* begin Stored data *

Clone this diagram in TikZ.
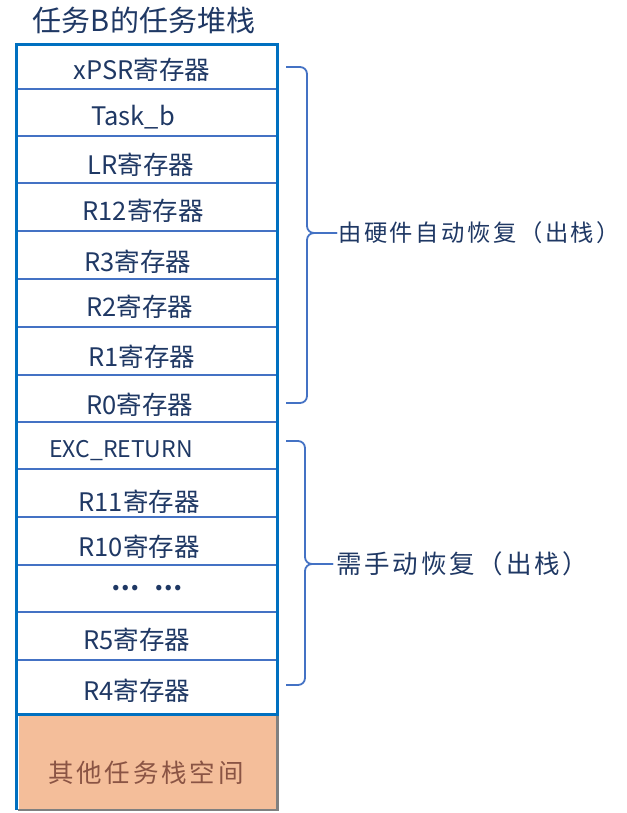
\documentclass[tikz,border=0pt]{standalone}
\usepackage{fontspec}
\setmainfont{Noto Sans CJK SC}
\newfontfamily\spacedcjk[LetterSpace=11]{Noto Sans CJK SC}
\definecolor{navytext}{HTML}{1F3864}
\definecolor{frameblue}{HTML}{0070C0}
\definecolor{lineblue}{HTML}{4472C4}
\definecolor{peach}{HTML}{F4BE9A}
\definecolor{browntext}{HTML}{8A5444}

\tikzstyle{stackrow} = [draw=lineblue, line width=1.5pt, rectangle,
    minimum width=260pt, minimum height=48pt, inner sep=0pt]
\tikzstyle{regtext} = [text=navytext, font=\fontsize{25.5}{30}\selectfont, inner sep=0pt]
\tikzstyle{sidetext} = [text=navytext, font=\spacedcjk\fontsize{25.5}{30}\selectfont,
    anchor=west, inner sep=3pt]
\tikzstyle{curly} = [draw=lineblue, line width=1.8pt, rounded corners=7pt]

\begin{document}
\begin{tikzpicture}[x=1pt, y=-1pt]
\useasboundingbox (0,0) rectangle (626,813);
\node[regtext, font=\fontsize{29}{34}\selectfont] (title) at (144,20) {任务B的任务堆栈};

% stack rows
\node[stackrow, minimum height=44pt] (xpsr) at (147,67) {};
\node[stackrow, minimum height=47pt] (task) at (147,112.5) {};
\node[stackrow, minimum height=47pt] (lr) at (147,159.5) {};
\node[stackrow] (r12) at (147,207) {};
\node[stackrow] (r3) at (147,255) {};
\node[stackrow] (r2) at (147,303) {};
\node[stackrow] (r1) at (147,351) {};
\node[stackrow, minimum height=47pt] (r0) at (147,398.5) {};
\node[stackrow, minimum height=47pt] (exc) at (147,445.5) {};
\node[stackrow] (r11) at (147,493) {};
\node[stackrow] (r10) at (147,541) {};
\node[stackrow, minimum height=47pt] (dots) at (147,588.5) {};
\node[stackrow] (r5) at (147,636) {};
\node[stackrow, minimum height=54pt] (r4) at (147,687) {};

\node[regtext] (xpsrtext) at (142,70) {xPSR寄存器};
\node[regtext] (tasktext) at (133,117) {Task\_b};
\node[regtext] (lrtext) at (141,165) {LR寄存器};
\node[regtext] (r12text) at (143,211) {R12寄存器};
\node[regtext] (r3text) at (138,262) {R3寄存器};
\node[regtext] (r2text) at (140,307) {R2寄存器};
\node[regtext] (r1text) at (142,357) {R1寄存器};
\node[regtext] (r0text) at (140,405) {R0寄存器};
\node[regtext, font=\fontsize{23}{28}\selectfont] (exctext) at (121,451) {EXC\_RETURN};
\node[regtext] (r11text) at (139,502) {R11寄存器};
\node[regtext] (r10text) at (139,547) {R10寄存器};
\node[regtext, font=\bfseries\fontsize{25}{30}\selectfont] (dotstext) at (147,588) {…\hspace{14pt}…};
\node[regtext] (r5text) at (137,640) {R5寄存器};
\node[regtext] (r4text) at (137,691) {R4寄存器};

% other stack space
\node[fill=peach, minimum width=259pt, minimum height=94pt, inner sep=0pt] (other) at (148,763) {};
\draw[gray, line width=2.5pt] (other.north east) -- (other.south east) -- (other.south west);
\node[sidetext, anchor=center, text=browntext] (othertext) at (146,773) {其他任务栈空间};

\draw[frameblue, line width=3pt] (xpsr.north west) rectangle (r4.south east);
\draw[frameblue, line width=3pt] (r4.south west) -- (r4.south west |- other.south);

% braces
\coordinate (hwtop) at (286,67);
\coordinate (hwbot) at (286,403);
\node[sidetext, inner sep=1pt, font=\spacedcjk\fontsize{23.3}{28}\selectfont] (hwlabel) at (337,233) {由硬件自动恢复（出栈）};
\draw[curly] (hwtop) -- (307,67) -- (307,233) -- (hwlabel.west);
\draw[curly] (hwbot) -- (307,403) -- (307,233) -- (hwlabel.west);

\coordinate (swtop) at (286,441);
\coordinate (swbot) at (286,685);
\node[sidetext] (swlabel) at (333,564) {需手动恢复（出栈）};
\draw[curly] (swtop) -- (305,441) -- (305,564) -- (swlabel.west);
\draw[curly] (swbot) -- (305,685) -- (305,564) -- (swlabel.west);
\end{tikzpicture}
\end{document}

* end Stored data *

* **What the task asks**
Every line of text is to be repeated exactly; pictures are left out.

* **Exercise result**
Clone this diagram in TikZ.
\documentclass[tikz,border=0pt]{standalone}
\usepackage{fontspec}
\setmainfont{Noto Sans CJK SC}
\newfontfamily\spacedcjk[LetterSpace=11]{Noto Sans CJK SC}
\definecolor{navytext}{HTML}{1F3864}
\definecolor{frameblue}{HTML}{0070C0}
\definecolor{lineblue}{HTML}{4472C4}
\definecolor{peach}{HTML}{F4BE9A}
\definecolor{browntext}{HTML}{8A5444}

\tikzstyle{stackrow} = [draw=lineblue, line width=1.5pt, rectangle,
    minimum width=260pt, minimum height=48pt, inner sep=0pt]
\tikzstyle{regtext} = [text=navytext, font=\fontsize{25.5}{30}\selectfont, inner sep=0pt]
\tikzstyle{sidetext} = [text=navytext, font=\spacedcjk\fontsize{25.5}{30}\selectfont,
    anchor=west, inner sep=3pt]
\tikzstyle{curly} = [draw=lineblue, line width=1.8pt, rounded corners=7pt]

\begin{document}
\begin{tikzpicture}[x=1pt, y=-1pt]
\useasboundingbox (0,0) rectangle (626,813);
\node[regtext, font=\fontsize{29}{34}\selectfont] (title) at (144,20) {任务B的任务堆栈};

% stack rows
\node[stackrow, minimum height=44pt] (xpsr) at (147,67) {};
\node[stackrow, minimum height=47pt] (task) at (147,112.5) {};
\node[stackrow, minimum height=47pt] (lr) at (147,159.5) {};
\node[stackrow] (r12) at (147,207) {};
\node[stackrow] (r3) at (147,255) {};
\node[stackrow] (r2) at (147,303) {};
\node[stackrow] (r1) at (147,351) {};
\node[stackrow, minimum height=47pt] (r0) at (147,398.5) {};
\node[stackrow, minimum height=47pt] (exc) at (147,445.5) {};
\node[stackrow] (r11) at (147,493) {};
\node[stackrow] (r10) at (147,541) {};
\node[stackrow, minimum height=47pt] (dots) at (147,588.5) {};
\node[stackrow] (r5) at (147,636) {};
\node[stackrow, minimum height=54pt] (r4) at (147,687) {};

\node[regtext] (xpsrtext) at (142,70) {xPSR寄存器};
\node[regtext] (tasktext) at (133,117) {Task\_b};
\node[regtext] (lrtext) at (141,165) {LR寄存器};
\node[regtext] (r12text) at (143,211) {R12寄存器};
\node[regtext] (r3text) at (138,262) {R3寄存器};
\node[regtext] (r2text) at (140,307) {R2寄存器};
\node[regtext] (r1text) at (142,357) {R1寄存器};
\node[regtext] (r0text) at (140,405) {R0寄存器};
\node[regtext, font=\fontsize{23}{28}\selectfont] (exctext) at (121,451) {EXC\_RETURN};
\node[regtext] (r11text) at (139,502) {R11寄存器};
\node[regtext] (r10text) at (139,547) {R10寄存器};
\node[regtext, font=\bfseries\fontsize{25}{30}\selectfont] (dotstext) at (147,588) {…\hspace{14pt}…};
\node[regtext] (r5text) at (137,640) {R5寄存器};
\node[regtext] (r4text) at (137,691) {R4寄存器};

% other stack space
\node[fill=peach, minimum width=259pt, minimum height=94pt, inner sep=0pt] (other) at (148,763) {};
\draw[gray, line width=2.5pt] (other.north east) -- (other.south east) -- (other.south west);
\node[sidetext, anchor=center, text=browntext] (othertext) at (146,773) {其他任务栈空间};

\draw[frameblue, line width=3pt] (xpsr.north west) rectangle (r4.south east);
\draw[frameblue, line width=3pt] (r4.south west) -- (r4.south west |- other.south);

% braces
\coordinate (hwtop) at (286,67);
\coordinate (hwbot) at (286,403);
\node[sidetext, inner sep=1pt, font=\spacedcjk\fontsize{23.3}{28}\selectfont] (hwlabel) at (337,233) {由硬件自动恢复（出栈）};
\draw[curly] (hwtop) -- (307,67) -- (307,233) -- (hwlabel.west);
\draw[curly] (hwbot) -- (307,403) -- (307,233) -- (hwlabel.west);

\coordinate (swtop) at (286,441);
\coordinate (swbot) at (286,685);
\node[sidetext] (swlabel) at (333,564) {需手动恢复（出栈）};
\draw[curly] (swtop) -- (305,441) -- (305,564) -- (swlabel.west);
\draw[curly] (swbot) -- (305,685) -- (305,564) -- (swlabel.west);
\end{tikzpicture}
\end{document}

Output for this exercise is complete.